Now we examine special types of triangles, beginning with the equilateral triangle. In an equilateral triangle, all three sides are equal. If each side measures a units, the perimeter is simply 3a. The area formula is (√3/4) × a².
Consider this problem: the area of an equilateral triangle is numerically equal to its perimeter. Find the side length. Setting the formulas equal: (√3/4) × side² = 3 × side. Solving, we find the side equals 4√3, which is approximately 6.92 units.
For an isosceles triangle, two sides are equal. If the equal sides are each a and the base is b, we can find the height by drawing a perpendicular from the vertex to the base. This perpendicular bisects the base, creating two right triangles. Using Pythagoras theorem, the height equals √[a² - (b/2)²]. The area then becomes ½ × b × height.
Alternatively, there is a direct formula for the area of an isosceles triangle: ¼ × b × √(4a² - b²). You can also apply Heron's formula if you prefer.
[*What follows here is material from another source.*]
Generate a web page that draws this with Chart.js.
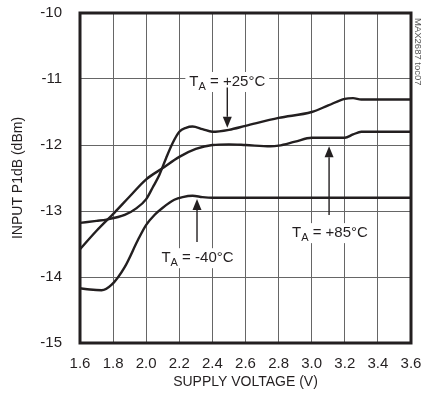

For a right-angled triangle, the area equals half the product of the two sides containing the right angle. If the perpendicular sides are p and q, then area equals ½pq. This follows directly from the general formula, where one perpendicular side serves as the base and the other as the height.
Let us now turn to quadrilaterals. When one diagonal and the perpendiculars from the other two vertices to this diagonal are known, the area equals ½ × diagonal × (sum of perpendiculars).
If the two diagonals of a quadrilateral intersect at right angles, the formula simplifies beautifully. The area equals ½ × d₁ × d₂. This applies to rhombuses and squares, where diagonals always intersect at right angles.
Among special quadrilaterals, let us start with the rectangle. Area equals length multiplied by breadth: l × b. Perimeter equals twice the sum of length and breadth: 2(l + b). The diagonal can be found using Pythagoras theorem: √(l² + b²).
For a square with side a, the area is a², the perimeter is 4a, and the diagonal is a√2. Notice that the diagonal also equals the square root of twice the area.
A parallelogram has area equal to base multiplied by height. The height is the perpendicular distance between the base and the opposite side. Importantly, if you know the area and one height, you can find the other height when a different base is chosen. For example, if two adjacent sides are 15 centimetres and 10 centimetres, and the distance between the 15 centimetre sides is 8 centimetres, then the area is 120 square centimetres. The distance between the 10 centimetre sides must therefore be 12 centimetres, since 10 × 12 = 120.
A rhombus has all sides equal. Its perimeter is 4 × side. The area equals half the product of its diagonals. Since the diagonals bisect each other at right angles, we can relate the side to the diagonals: side² = (d₁/2)² + (d₂/2)².
A trapezium has one pair of parallel sides. Its area equals ½ × (a + b) × h, where a and b are the parallel sides and h is the perpendicular distance between them.
Here is a useful property: the line segment joining the midpoints of the non-parallel sides of a trapezium equals half the sum of the parallel sides. Therefore, if you know this mid-segment length and the height, you can quickly find the area by multiplying them together.
Now we come to circles. The circumference of a circle is the length of its boundary. For every circle, the ratio of circumference to diameter is constant. This constant is denoted by π, approximately equal to 22/7 or 3.14.
Thus, circumference equals π × d or 2πr, where r is the radius. The area of a circle equals πr².
When a wire is bent from one shape to another, its length remains constant. This means the perimeter of the new shape equals the perimeter of the original shape. For instance, if a wire forming an equilateral triangle with area 49√3 square centimetres is reshaped into a square, we first find the triangle's side. From (√3/4) × a² = 49√3, we get a equals 14 centimetres. The wire length is 42 centimetres, so the square has side 10.5 centimetres and area 110.25 square centimetres.
For concentric circles forming a ring or track, the area of the ring equals π(R² - r²), where R is the outer radius and r is the inner radius. This can be factored as π(R + r)(R - r), which is often easier to work with when the width of the ring is known.
Finally, consider problems involving rotating wheels. The distance covered in one complete revolution equals the circumference of the wheel. If a wheel with radius 28 centimetres makes n revolutions to cover 4.4 kilometres, we calculate: 2 × (22/7) × 28 × n = 440000 centimetres. Solving, n equals 2500 revolutions.
Let us recap the key takeaways from this lesson.
First, perimeter measures boundary length while area measures surface coverage, and you must use appropriate units for each.
Second, for triangles, master both the basic formula ½ × base × height and Heron's formula for when three sides are known.
Third, understand the special properties of equilateral, isosceles, and right-angled triangles, including their specific area formulas and relationships between sides and heights.
Fourth, for quadrilaterals, remember that rectangles, squares, parallelograms, rhombuses, and trapeziums each have their own area formulas, with the trapezium formula being particularly versatile.
Fifth, for circles, circumference equals 2πr and area equals πr², and these formulas connect to many practical problems involving wheels, rings, and wire bending.
Sixth, when solving problems, always identify what remains constant, such as wire length or total area, and use this to set up equations connecting different shapes.
That brings us to the end of our lesson on Area and Perimeter of Plane Figures. Practice applying these formulas to varied problems, and always pay attention to units and the relationships between different geometric elements. Mathematics becomes powerful when you can move flexibly between formulas and adapt them to new situations. Keep exploring, keep solving, and I look forward to our next mathematical journey together.